We have a program for hiring graduates, we call it the Microsoft Academy for College hires, and we would take 12 graduates on every year - we did 12 last year, and our target this year is also 12. They can either be undergraduates or MBAs, so we talk to all the MBA schools as well as the major universities.

One of the things that is interesting often to people out there in the market is that we use Australia as a graduate hiring ground internationally. Three times a year, the American staffing team comes over to Australia, and they hire out of Australia to the U.S. They're technical people that they hire, and they're due here again in early January, in Sydney, Melbourne and Auckland.

Is higher education a requirement of all candidates?

We do value higher education, but it's not exclusively your academic qualifications for us. We have lots of people working for us who don't have a degree. I do a lot of marketing to TAFE, so we're not elitist in looking for particular academic qualifications; the experience is very important to us and so we do recruit through a variety of different channels.

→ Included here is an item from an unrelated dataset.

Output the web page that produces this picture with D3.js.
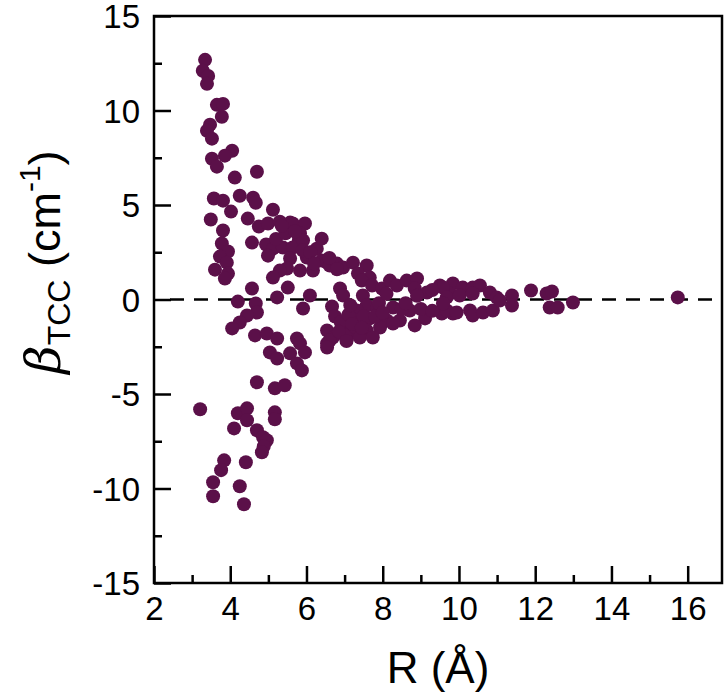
<!DOCTYPE html>
<html>
<head>
<meta charset="utf-8">
<script src="https://cdn.jsdelivr.net/npm/d3@7"></script>
<style>
  body { margin: 0; background: #fff; }
  text { font-family: "Liberation Sans", Arial, sans-serif; }
</style>
</head>
<body>
<svg id="chart"></svg>
<script>
// R (Å) values and beta_TCC (cm^-1) values
var rValues = [
  3.34, 3.28, 3.42, 3.39, 3.65, 3.81, 3.78, 3.47, 3.39, 3.52, 4.05, 3.86, 3.52, 3.65, 4.12, 4.70,
  3.57, 3.81, 4.02, 4.25, 4.60, 4.67, 5.12, 3.49, 3.81, 4.46, 4.75, 4.99, 5.30, 5.57, 5.64, 5.96,
  5.83, 5.80,
  3.78, 3.94, 3.73, 3.91, 3.60, 3.94, 3.86, 4.57, 4.94, 5.12, 4.99, 5.38, 5.64, 5.57, 5.49, 5.30,
  5.12, 5.83, 6.17, 5.91, 6.27, 6.40, 6.01, 6.40, 6.54, 6.61, 6.80, 6.96, 7.22, 7.58,
  7.35, 7.66, 7.45, 7.72, 7.98, 8.19, 8.37, 8.63, 8.90, 8.84, 9.16, 9.50, 9.84, 9.76, 6.88, 6.96,
  7.48, 4.57, 5.51, 6.09, 4.20, 4.67, 5.23, 5.91, 6.67, 7.58, 7.32, 7.85, 8.27, 8.71, 9.11, 9.55,
  9.84, 7.32, 7.66, 8.11, 8.45, 8.84, 6.54, 6.96, 7.27, 7.58, 7.93, 8.27, 6.69, 7.06, 7.40, 7.74,
  6.54, 6.61, 6.54,
  4.70, 4.44, 4.25, 4.05, 4.65, 4.96, 5.23, 5.04, 5.23, 5.57, 5.75, 5.83, 5.96, 5.75, 5.88, 4.70,
  5.17, 5.43,
  3.21, 4.20, 4.44, 4.44, 5.17, 5.17, 4.10, 4.70, 4.86, 4.96, 4.88, 4.83, 4.41, 3.84, 3.76, 3.55,
  3.55, 4.25, 4.36,
  9.58, 10.10, 10.36, 10.55, 9.68, 10.02, 10.36, 10.81, 10.99, 11.39, 11.89, 12.30, 12.44, 12.38,
  12.59, 12.99, 9.68, 9.94, 10.29, 10.36, 10.63, 10.89, 11.39, 11.07, 9.58, 15.74,
  // denser parts of the two arms
  6.75, 6.90, 7.10, 7.20, 7.00, 7.50, 7.80, 7.90, 8.00, 8.50, 8.60, 7.15, 6.85, 7.45, 8.10, 8.90,
  9.30, 9.00, 9.30, 5.20, 5.45, 5.70, 5.90, 6.10, 6.60, 6.20, 5.35, 6.80, 7.05
];
var betaValues = [
  12.68, 12.10, 11.83, 11.41, 10.30, 10.35, 9.67, 9.25, 8.93, 8.51, 7.87, 7.61, 7.45, 7.03, 6.45, 6.76,
  5.34, 5.23, 4.65, 5.49, 5.39, 5.12, 4.75, 4.23, 3.65, 4.28, 3.86, 4.02, 4.12, 4.07, 4.02, 4.02,
  3.49, 3.12,
  2.96, 2.54, 2.27, 1.95, 1.58, 1.37, 1.11, 3.01, 2.91, 2.69, 2.32, 2.75, 2.75, 2.17, 1.64, 1.53,
  1.16, 1.53, 1.53, 3.12, 2.69, 3.22, 2.22, 2.06, 1.95, 1.80, 1.90, 1.69, 1.95, 1.80,
  1.37, 1.16, 1.00, 0.74, 0.58, 1.00, 0.74, 1.00, 1.11, 0.58, 0.37, 0.74, 0.85, 0.32, 0.58, 0.21,
  0.21, 0.58, 0.63, 0.21, -0.11, -0.21, 0.11, -0.48, -0.37, -0.32, -0.58, -0.48, -0.42, -0.58, -1.00, -0.74,
  -0.74, -1.11, -1.00, -1.11, -1.11, -1.37, -1.64, -1.53, -1.64, -1.64, -1.48, -1.27, -2.01, -2.06, -2.01, -2.01,
  -2.32, -2.17, -2.54,
  -0.69, -0.85, -1.22, -1.53, -1.90, -1.80, -2.06, -2.80, -3.12, -2.85, -2.06, -2.32, -2.80, -3.38, -3.75, -4.38,
  -4.70, -4.54,
  -5.81, -6.02, -5.76, -6.39, -5.97, -6.34, -6.82, -6.92, -7.29, -7.45, -7.77, -8.08, -8.61, -8.51, -9.03, -9.67,
  -10.41, -9.88, -10.83,
  0.63, 0.63, 0.63, 0.74, 0.11, 0.21, 0.32, 0.37, 0.11, 0.21, 0.48, 0.32, 0.42, -0.42,
  -0.42, -0.16, -0.58, -0.69, -0.58, -0.85, -0.69, -0.58, -0.32, -0.05, -0.21, 0.11,
  -0.90, -1.20, -0.80, -1.30, -1.90, -0.90, -0.90, -0.20, -0.70, -0.50, -0.20, -0.30, -1.70, -1.50, 0.30, 0.20,
  0.50, -0.50, -0.60, 3.20, 3.50, 3.60, 2.60, 2.50, 2.20, 1.90, 3.90, 1.60, -2.20
];
var xTicks = [2, 4, 6, 8, 10, 12, 14, 16];
var yTicks = [-15, -10, -5, 0, 5, 10, 15];

var data = rValues.map(function (r, i) { return { x: r, y: betaValues[i] }; });

var W = 727, H = 698;
var margin = { top: 16, right: 5, bottom: 115, left: 154 };

var svg = d3.select("#chart").attr("width", W).attr("height", H);

var x_scale = d3.scaleLinear().domain([2, 16.9]).range([margin.left, W - margin.right]);
var y_scale = d3.scaleLinear().domain([-15, 15]).range([H - margin.bottom, margin.top]);

var x0 = x_scale.range()[0], x1 = x_scale.range()[1];
var y0 = y_scale.range()[0], y1 = y_scale.range()[1];

// zero line
svg.append("line")
  .attr("x1", x_scale(2) + 16).attr("x2", x1)
  .attr("y1", y_scale(0)).attr("y2", y_scale(0))
  .attr("stroke", "#000").attr("stroke-width", 2.5)
  .attr("stroke-dasharray", "14,10");

// points
svg.append("g")
  .selectAll("circle")
  .data(data)
  .join("circle")
  .attr("cx", function (d) { return x_scale(d.x); })
  .attr("cy", function (d) { return y_scale(d.y); })
  .attr("r", 7)
  .style("fill", "#5b1049");

// frame
svg.append("rect")
  .attr("x", x0).attr("y", y1)
  .attr("width", x1 - x0).attr("height", y0 - y1)
  .attr("fill", "none").attr("stroke", "#000").attr("stroke-width", 2.5);

// plain hyphen for negatives, like the original
var fmt = function (d) { return String(d); };

// x axis: inward ticks, major + minor
var xAxis = d3.axisBottom(x_scale).tickValues(xTicks).tickSize(-17).tickPadding(14).tickFormat(fmt);
var xMinor = d3.axisBottom(x_scale).tickValues(d3.range(3, 17, 2)).tickSize(-8).tickFormat("");

var gx = svg.append("g").attr("transform", `translate(0, ${y0})`).call(xAxis);
svg.append("g").attr("transform", `translate(0, ${y0})`).call(xMinor);

// y axis
var yAxis = d3.axisLeft(y_scale).tickValues(yTicks).tickSize(-17).tickPadding(14).tickFormat(fmt);
var yMinor = d3.axisLeft(y_scale).tickValues([-12.5, -7.5, -2.5, 2.5, 7.5, 12.5]).tickSize(-8).tickFormat("");

var gy = svg.append("g").attr("transform", `translate(${x0}, 0)`).call(yAxis);
svg.append("g").attr("transform", `translate(${x0}, 0)`).call(yMinor);

svg.selectAll(".domain").remove();
svg.selectAll(".tick line").attr("stroke", "#000").attr("stroke-width", 2.5);
svg.selectAll(".tick text").attr("fill", "#000").style("font-size", "33px");
gx.selectAll(".tick text").attr("dy", "0.71em");
gy.selectAll(".tick text").attr("dy", "0.36em");

// axis titles
svg.append("text")
  .attr("x", (x0 + x1) / 2).attr("y", 683)
  .attr("text-anchor", "middle")
  .style("font-size", "44px")
  .text("R (Å)");

var yt = svg.append("text")
  .attr("transform", "translate(60, 262) rotate(-90)")
  .attr("text-anchor", "middle")
  .style("font-size", "45px");
yt.append("tspan").style("font-style", "italic").style("font-family", "DejaVu Serif, serif")
  .style("font-size", "49px").text("β");
yt.append("tspan").attr("dy", 10).style("font-size", "32px").text("TCC");
yt.append("tspan").attr("dy", -10).text(" (cm");
yt.append("tspan").attr("dy", -20).style("font-size", "30px").text("-1");
yt.append("tspan").attr("dy", 20).text(")");
</script>
</body>
</html>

What does Microsoft look for in a candidate, and how much industrial experience would someone with no degree need to be a good candidate?

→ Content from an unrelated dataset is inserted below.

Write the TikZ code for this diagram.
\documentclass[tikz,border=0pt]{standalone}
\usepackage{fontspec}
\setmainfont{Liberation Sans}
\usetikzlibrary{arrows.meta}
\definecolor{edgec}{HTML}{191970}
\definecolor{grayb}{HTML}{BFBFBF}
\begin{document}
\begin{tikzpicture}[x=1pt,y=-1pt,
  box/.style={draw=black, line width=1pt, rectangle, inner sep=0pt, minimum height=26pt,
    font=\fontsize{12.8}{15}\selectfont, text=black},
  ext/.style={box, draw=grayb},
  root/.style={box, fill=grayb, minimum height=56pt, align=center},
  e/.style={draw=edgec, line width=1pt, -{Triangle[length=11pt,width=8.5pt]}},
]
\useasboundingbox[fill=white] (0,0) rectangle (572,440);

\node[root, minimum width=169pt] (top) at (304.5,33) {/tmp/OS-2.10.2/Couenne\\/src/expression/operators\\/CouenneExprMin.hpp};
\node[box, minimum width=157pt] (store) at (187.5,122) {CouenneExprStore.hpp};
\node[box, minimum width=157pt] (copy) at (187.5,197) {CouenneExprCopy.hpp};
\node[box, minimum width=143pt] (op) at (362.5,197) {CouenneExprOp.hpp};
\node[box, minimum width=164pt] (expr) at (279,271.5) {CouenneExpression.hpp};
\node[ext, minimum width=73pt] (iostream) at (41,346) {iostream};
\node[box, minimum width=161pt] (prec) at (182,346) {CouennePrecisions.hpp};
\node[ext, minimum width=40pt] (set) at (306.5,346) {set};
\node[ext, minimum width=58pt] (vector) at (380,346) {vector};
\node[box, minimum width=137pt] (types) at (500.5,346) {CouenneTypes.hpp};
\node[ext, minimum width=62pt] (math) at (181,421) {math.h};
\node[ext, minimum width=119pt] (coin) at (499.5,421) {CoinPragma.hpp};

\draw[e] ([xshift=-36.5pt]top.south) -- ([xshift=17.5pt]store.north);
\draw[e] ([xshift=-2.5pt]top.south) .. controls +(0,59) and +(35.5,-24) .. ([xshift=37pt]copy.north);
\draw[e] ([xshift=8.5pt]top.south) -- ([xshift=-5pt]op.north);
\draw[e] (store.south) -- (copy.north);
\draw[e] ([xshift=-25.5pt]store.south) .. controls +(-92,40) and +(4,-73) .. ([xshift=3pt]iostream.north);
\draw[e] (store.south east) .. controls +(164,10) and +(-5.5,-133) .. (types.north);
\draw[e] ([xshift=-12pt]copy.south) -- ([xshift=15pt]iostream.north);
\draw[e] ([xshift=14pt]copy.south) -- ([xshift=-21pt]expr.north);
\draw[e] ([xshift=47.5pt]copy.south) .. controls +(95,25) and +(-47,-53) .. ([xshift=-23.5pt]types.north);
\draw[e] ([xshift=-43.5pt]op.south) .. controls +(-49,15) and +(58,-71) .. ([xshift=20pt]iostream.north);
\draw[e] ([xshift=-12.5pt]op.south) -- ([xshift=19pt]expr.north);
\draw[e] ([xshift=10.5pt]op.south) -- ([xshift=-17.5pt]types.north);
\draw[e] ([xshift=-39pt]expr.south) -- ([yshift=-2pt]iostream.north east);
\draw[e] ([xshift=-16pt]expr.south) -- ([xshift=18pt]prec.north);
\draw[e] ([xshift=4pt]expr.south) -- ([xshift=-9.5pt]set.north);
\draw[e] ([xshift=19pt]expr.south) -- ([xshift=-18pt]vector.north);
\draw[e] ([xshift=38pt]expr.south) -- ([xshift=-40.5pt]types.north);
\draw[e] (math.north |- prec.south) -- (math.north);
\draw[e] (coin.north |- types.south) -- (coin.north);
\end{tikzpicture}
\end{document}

It would be great if they had three to five years - anything less than that, it's a little bit difficult.

The Professional Competencies Microsoft looks to satisfy in hiring technical professional staff include, analytical problem solving, building customer relationships, project management, strategic insight and technology expertise.

What's the recruitment process like?

We're probably quite renown for quite an exhaustive recruitment process. We would typically interview people four or five times, by different interviewers, before they [candidates] get offered the role with us.

We don't really make an apology for that because it's not so much about the technical skills that you have, because we can gauge them quite easily within the first and second interview. It's more actually about are they a fit for the company, and in particular, are they a values match.

So when we interview, we interview against three criteria. The first thing we interview against is the values, and if we don't feel you're a match to the Microsoft culture, whether you're technically capable of doing the job or not, we would not put you forward into the role.

The second thing is the job competency. We do competency-based interviews; they're behavioral-based interviews and we look at things like in a sales role, drive for results; and in a technical role, it might be the consulting ability that they have.

And the final thing is just their technical knowledge, whether they're a consultant, or a .NET programmer, or a product marketing person. That comes kind of third on our list to the top two.